E prossegue a noticia: “Em 25 de agosto, Bolsonaro também recebeu advogados do filho Flávio no Planalto. Sem registro na agenda oficial, o encontro teve a participação do ministro do Gabinete de Segurança Institucional (GSI), Augusto Heleno e do diretor da Agência Brasileira de Inteligência (Abin), Alexandre Ramagem. Em nota, o GSI afirmou que o objetivo da reunião foi debater supostas ‘irregularidades das informações constantes de Relatórios de Investigação Fiscal’ produzidas por órgãos federais contra o filho”.
A única contribuição dessa visita é mostrar o tamanho da justiça, que tem o seu tamanho. O desembargador até se escondeu atrás de uma pilastra, para evitar a imprensa, diz a noticia.
Agora, o presidente, em plena celebração do “Dia da Consciência Negra”, procura usar o método desviante de seu discurso político para não dar à realidade do ato-fato a expressão simbólica que representa, no caso, a descarga elétrica da maldade, que mancha a história do Brasil com a escravidão esparramada, por aproximadamente cinco séculos.

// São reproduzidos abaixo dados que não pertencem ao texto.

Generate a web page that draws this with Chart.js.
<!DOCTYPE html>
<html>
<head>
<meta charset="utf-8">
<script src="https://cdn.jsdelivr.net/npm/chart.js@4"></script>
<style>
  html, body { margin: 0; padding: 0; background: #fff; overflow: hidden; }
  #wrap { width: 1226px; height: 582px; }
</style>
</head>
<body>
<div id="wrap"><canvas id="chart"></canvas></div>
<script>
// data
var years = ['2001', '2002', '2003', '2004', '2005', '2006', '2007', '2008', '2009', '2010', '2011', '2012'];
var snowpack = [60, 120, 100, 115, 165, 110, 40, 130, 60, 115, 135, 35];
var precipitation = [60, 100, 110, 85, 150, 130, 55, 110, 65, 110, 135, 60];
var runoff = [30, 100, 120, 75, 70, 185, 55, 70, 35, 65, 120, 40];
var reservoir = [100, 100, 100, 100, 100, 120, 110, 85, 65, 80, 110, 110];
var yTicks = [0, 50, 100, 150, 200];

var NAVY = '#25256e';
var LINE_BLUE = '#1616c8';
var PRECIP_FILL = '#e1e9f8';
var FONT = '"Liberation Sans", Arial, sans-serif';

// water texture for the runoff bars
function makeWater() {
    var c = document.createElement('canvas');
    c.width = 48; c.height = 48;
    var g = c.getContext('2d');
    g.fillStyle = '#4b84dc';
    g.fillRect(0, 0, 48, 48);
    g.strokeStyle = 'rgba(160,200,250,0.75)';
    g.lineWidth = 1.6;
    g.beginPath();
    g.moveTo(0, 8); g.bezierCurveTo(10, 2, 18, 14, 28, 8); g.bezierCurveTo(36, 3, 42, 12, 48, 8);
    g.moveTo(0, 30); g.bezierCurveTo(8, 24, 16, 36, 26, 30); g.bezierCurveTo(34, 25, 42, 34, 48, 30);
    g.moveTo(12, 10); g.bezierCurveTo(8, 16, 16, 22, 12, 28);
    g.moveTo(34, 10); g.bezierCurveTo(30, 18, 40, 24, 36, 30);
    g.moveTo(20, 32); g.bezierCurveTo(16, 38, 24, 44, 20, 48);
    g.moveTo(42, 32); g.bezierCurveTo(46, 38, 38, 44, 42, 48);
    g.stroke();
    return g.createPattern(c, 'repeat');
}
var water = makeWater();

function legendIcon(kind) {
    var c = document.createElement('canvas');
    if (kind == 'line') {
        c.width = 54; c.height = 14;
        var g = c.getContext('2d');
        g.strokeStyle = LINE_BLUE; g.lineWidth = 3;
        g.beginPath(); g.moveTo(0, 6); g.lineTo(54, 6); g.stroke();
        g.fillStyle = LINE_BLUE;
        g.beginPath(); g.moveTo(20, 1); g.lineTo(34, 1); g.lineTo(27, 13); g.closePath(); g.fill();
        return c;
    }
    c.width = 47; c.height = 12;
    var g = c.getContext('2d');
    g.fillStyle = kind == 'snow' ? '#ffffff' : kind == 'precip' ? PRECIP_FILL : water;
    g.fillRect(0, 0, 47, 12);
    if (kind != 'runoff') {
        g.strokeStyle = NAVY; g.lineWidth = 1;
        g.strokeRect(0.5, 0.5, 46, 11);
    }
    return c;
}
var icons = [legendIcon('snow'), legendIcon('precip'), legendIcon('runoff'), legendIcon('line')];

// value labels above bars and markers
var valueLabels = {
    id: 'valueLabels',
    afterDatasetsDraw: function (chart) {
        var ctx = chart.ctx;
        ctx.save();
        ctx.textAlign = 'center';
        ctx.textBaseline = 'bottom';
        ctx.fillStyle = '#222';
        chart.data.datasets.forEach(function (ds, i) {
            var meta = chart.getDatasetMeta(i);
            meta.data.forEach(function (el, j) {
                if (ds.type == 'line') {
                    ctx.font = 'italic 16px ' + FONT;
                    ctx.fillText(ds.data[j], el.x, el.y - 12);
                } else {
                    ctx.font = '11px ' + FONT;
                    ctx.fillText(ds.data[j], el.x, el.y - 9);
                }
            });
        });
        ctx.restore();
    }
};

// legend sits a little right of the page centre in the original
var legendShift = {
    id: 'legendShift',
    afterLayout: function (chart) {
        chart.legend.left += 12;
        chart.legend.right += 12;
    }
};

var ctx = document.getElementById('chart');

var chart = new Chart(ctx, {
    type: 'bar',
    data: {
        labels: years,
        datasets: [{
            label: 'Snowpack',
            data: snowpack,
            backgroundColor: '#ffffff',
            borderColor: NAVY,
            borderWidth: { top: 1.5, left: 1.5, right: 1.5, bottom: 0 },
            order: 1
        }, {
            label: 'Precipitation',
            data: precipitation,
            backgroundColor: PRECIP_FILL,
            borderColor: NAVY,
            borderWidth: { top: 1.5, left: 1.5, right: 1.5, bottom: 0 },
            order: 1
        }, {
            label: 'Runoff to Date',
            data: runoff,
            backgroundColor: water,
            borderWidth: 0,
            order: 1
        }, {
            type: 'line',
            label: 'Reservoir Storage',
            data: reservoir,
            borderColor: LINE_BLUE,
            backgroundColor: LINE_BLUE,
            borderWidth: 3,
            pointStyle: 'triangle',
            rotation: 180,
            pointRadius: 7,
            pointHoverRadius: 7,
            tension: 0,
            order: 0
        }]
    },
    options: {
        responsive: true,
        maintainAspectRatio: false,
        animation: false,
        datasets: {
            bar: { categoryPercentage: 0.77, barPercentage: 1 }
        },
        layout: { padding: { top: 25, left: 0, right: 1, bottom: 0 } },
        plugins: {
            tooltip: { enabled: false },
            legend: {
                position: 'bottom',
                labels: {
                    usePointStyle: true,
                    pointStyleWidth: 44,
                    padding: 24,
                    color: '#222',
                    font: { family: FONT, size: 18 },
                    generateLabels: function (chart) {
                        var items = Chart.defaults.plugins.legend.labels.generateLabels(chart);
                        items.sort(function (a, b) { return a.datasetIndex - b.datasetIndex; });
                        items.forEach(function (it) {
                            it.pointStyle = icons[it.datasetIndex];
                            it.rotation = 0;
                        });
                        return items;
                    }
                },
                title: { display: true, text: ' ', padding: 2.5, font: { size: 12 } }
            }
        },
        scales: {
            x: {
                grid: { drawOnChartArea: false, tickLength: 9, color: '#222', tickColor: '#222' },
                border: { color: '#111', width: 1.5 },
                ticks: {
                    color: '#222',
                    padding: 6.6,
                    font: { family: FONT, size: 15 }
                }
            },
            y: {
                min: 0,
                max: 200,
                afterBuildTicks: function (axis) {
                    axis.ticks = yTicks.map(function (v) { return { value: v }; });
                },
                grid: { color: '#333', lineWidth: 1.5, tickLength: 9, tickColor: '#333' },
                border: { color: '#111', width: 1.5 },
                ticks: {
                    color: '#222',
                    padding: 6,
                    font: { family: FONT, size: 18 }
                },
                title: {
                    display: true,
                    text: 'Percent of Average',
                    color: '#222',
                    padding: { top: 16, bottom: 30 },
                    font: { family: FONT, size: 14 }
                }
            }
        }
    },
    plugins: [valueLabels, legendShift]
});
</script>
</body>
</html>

“Não existe uma cor de pele melhor que a outra”. Mas existe uma cor de pele cuja exploração histórica não acabou, na pauta da discriminação do negro, da mulher, de grupos minoritários da sociedade brasileira. Ele diz nada achando dizer tudo. Atrás dessa declaração o que impera, primeiramente, é a ignorância da formação étnica do Brasil e o respeito devido às vitimas da tortura massiva, que se destacam nos milhões que morreram, e milhões que se sucedem no processo “in” civilizatório do país, que até hoje não foi capaz de resgatar esse passivo social. A fonte dessa tosca palavra é a brutalidade continuada sobre uma raiz que se aprofunda, mais e mais, na alma da nacionalidade.
Entranha-se, sem razão, essa declaração destampada, já que a vida do presidente jamais deixou de louvar a tortura política, ou a pregação de uma guerra civil, se chegasse à presidência, na qual mataria trinta mil, sob o pretexto de inaugurar com sangue a salvação do país. Este mesmo país, que ele está desossando, vendendo rapidamente o que pode,dizendo que a ditadura militar foi benéfica à restauração democrática. Não esconde a sua ligação umbilical com o maior torturador brasileiro, já falecido.
Cultivemos a irmandade afro-brasileira, como irmandade. E também porque ela está na confluência de nossa formação étnica, misturada, natural e criativamente, na cultura, nas artes, no esporte e na vida da social do país, fazendo e esperando com que esse patrimônio comum converta-se, efetivamente, em armas contra os muros da discriminação e da imobilidade de seus descendentes, para elevá-los ao patamar da igualdade.
É uma questão de justiça histórica e nós parecemos querer continuar a viver “com o preconceito de que não temos preconceito”, ressaltado mesmo com o choque elétrico da morte de João Alberto Silveira Freitas,no supermercado lá de Porto Alegre, que trouxe ao olhar televisivo e aos ouvidos descansados, o mero sinal do que acontece diariamente no Brasil, contra negros, mestiços e pardos, como preferentes da violência, que mata ou que prende.
Sempre é bom recordar e repetir, sempre, o cântico do fascismo espanhol, já que ele serve de parâmetro para se compreender a mentalidade vigorante do racismo estrutural e compreender a opinião de qualquer pessoa e também a do chefe de plantão:
“Abaixo a inteligência! Viva a morte!”.